Dale Vile, originally published on The Register
When packaged applications first appeared on the scene a quarter of a century ago, it was normal for them to be very proprietary in nature.
Modifications and extensions were generally implemented through toolsets and programming languages that were each specific to the application concerned. Integration between systems was typically achieved through batch import/export mechanisms, or, if you were lucky, by accessing non-standard APIs from one of the few supported programming environments.
If you were really brave, you might bypass the application itself and access its underlying database directly. That was definitely not something for the faint of heart to attempt, however.
As a result of all this, by the time we hit the early 90s, many organisations were running their business on a tangled mess of heavily tailored packages. These would be hardwired together in various ways to create a brittle application landscape that cost a fortune to maintain and ran the risk of breaking at the slightest knock.
Indeed, many such application infrastructures did frequently break. Some organisations lived in constant fear of business operations being brought to their knees because of another software failure or dodgy interface.
It was at this point that the concept of Enterprise Resource Planning (ERP) came charging in like a knight in shining armour. The basic idea was to replace all of those individual systems and the interfaces between them with a single all-encompassing suite of software. With one database, data model and process model underpinning everything, all of the functions would work together seamlessly. Enter a new transaction into the sales order processing part of the system, and it automatically popped up in the logistics function to drive shipment, and the accounts payable function to prompt invoicing.

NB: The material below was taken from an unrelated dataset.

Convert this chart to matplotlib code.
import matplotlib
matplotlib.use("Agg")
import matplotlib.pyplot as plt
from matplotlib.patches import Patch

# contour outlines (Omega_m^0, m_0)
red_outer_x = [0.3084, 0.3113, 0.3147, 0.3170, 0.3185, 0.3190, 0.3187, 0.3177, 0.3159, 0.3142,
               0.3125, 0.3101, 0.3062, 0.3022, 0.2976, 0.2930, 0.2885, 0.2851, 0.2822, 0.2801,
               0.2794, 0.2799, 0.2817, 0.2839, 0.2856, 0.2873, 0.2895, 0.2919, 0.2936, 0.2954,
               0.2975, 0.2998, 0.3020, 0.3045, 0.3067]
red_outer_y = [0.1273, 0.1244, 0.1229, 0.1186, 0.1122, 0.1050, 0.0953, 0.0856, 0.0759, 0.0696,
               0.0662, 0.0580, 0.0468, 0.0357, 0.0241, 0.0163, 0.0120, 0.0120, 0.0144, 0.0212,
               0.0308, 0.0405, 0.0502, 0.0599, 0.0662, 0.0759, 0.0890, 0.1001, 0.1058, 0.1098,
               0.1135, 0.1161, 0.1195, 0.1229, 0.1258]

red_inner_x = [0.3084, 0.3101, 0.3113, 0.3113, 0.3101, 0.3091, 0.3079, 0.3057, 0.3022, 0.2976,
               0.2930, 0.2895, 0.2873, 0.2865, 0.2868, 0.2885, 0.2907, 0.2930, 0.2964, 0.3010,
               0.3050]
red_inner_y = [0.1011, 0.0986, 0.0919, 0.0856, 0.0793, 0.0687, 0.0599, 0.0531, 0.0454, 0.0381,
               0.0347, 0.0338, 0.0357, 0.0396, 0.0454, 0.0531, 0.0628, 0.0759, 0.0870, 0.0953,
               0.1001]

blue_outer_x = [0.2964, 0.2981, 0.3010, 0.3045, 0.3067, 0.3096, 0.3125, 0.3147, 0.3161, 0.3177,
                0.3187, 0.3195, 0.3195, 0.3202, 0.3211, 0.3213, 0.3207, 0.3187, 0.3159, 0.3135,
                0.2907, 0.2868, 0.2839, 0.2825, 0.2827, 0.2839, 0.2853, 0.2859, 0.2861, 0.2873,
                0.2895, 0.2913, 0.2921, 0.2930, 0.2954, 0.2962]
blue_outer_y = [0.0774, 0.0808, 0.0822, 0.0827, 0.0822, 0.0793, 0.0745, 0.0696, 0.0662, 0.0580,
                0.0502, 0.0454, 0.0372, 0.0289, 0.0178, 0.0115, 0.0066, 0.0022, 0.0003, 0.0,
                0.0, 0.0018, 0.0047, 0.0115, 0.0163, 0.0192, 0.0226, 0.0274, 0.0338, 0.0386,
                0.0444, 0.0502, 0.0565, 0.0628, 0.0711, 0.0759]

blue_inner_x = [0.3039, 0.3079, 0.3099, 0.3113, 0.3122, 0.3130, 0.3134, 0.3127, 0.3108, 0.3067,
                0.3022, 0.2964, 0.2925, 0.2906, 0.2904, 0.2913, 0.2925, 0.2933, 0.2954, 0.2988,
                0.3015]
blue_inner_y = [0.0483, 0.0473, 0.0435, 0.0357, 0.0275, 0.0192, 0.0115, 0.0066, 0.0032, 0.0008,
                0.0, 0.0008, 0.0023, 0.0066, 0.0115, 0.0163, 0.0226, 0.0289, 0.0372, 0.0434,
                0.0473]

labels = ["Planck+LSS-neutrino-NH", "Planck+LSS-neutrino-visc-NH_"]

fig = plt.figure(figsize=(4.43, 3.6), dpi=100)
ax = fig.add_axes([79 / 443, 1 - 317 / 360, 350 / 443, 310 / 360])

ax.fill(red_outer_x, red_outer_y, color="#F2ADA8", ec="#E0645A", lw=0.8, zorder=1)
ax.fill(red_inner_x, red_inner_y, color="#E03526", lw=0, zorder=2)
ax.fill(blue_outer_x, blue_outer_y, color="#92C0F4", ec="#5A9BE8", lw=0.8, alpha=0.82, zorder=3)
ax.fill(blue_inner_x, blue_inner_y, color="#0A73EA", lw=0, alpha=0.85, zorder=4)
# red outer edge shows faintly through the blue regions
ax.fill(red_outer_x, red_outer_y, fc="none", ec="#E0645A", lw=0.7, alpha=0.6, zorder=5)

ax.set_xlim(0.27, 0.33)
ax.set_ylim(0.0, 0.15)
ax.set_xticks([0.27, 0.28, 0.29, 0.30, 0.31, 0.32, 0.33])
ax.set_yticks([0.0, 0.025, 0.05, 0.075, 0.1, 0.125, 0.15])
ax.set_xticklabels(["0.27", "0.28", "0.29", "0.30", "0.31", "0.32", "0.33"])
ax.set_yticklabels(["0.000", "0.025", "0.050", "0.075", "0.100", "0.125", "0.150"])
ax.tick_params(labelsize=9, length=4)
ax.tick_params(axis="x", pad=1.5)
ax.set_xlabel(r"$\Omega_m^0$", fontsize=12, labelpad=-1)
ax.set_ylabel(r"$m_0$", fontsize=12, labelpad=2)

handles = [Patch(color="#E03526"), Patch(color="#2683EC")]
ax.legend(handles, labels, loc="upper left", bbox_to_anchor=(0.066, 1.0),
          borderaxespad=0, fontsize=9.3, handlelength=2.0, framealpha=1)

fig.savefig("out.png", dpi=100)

This certainly moved the game forward and solved some immediate problems for many organisations, but in hindsight, the ERP revolution just led to a different set of constraints. The hard-wiring between functions was now done by a combination of the software vendor and the consulting firm responsible for the implementation, instead of the customer. The problem of rigidity was often still there, but now there was the added complication of a greater dependency on third parties.
In larger organisations, the integration issues didn’t go away by any stretch of the imagination. It was not uncommon for multiple installations of ERP solutions to be created, each serving the needs of a different division or subsidiary, sometimes based on the same package, but often on alternative solutions. As CRM then exploded onto the scene in the late 90’s, along with many other packaged solutions, application integration came back with a vengeance, just manifested at a higher level.

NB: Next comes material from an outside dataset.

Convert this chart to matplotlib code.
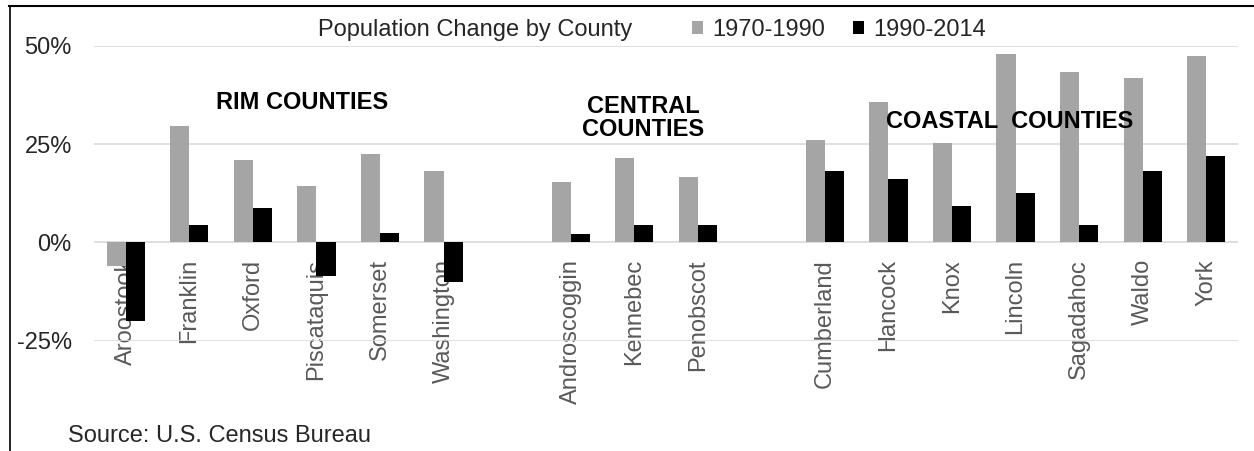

Since then, we have seen Enterprise Application Integration (EAI) ‘hubs’ come and go, but only to be replaced by various other forms of ‘glue’ – from Business Process Management (BPM), workflow and ‘orchestration’ engines, through to Enterprise Service Buses (ESBs) facilitating exchanges between systems based on Service Oriented Architecture (SOA) principles. You might regard this as acronym heaven or buzzword hell depending on whether you are a software marketing person or one of the rest of us just trying to get stuff working together without tying ourselves up in knots. Or, as some would put it, pouring concrete over our business processes.
With all this going on, and every application vendor claiming the next major release of its package is more flexible and open than ever, are things really getting any better? We know that some vendors are ploughing many millions of their customers’ maintenance fees into re-engineering their software.
Are they succeeding in making your life any easier or protecting your organisation’s investment? And from a requirements perspective, as we solve one set of issues – such as integration behind the firewall – do others arise, e.g. dealing with cross-border transaction processing up and down supply chains while managing security, access and information integrity?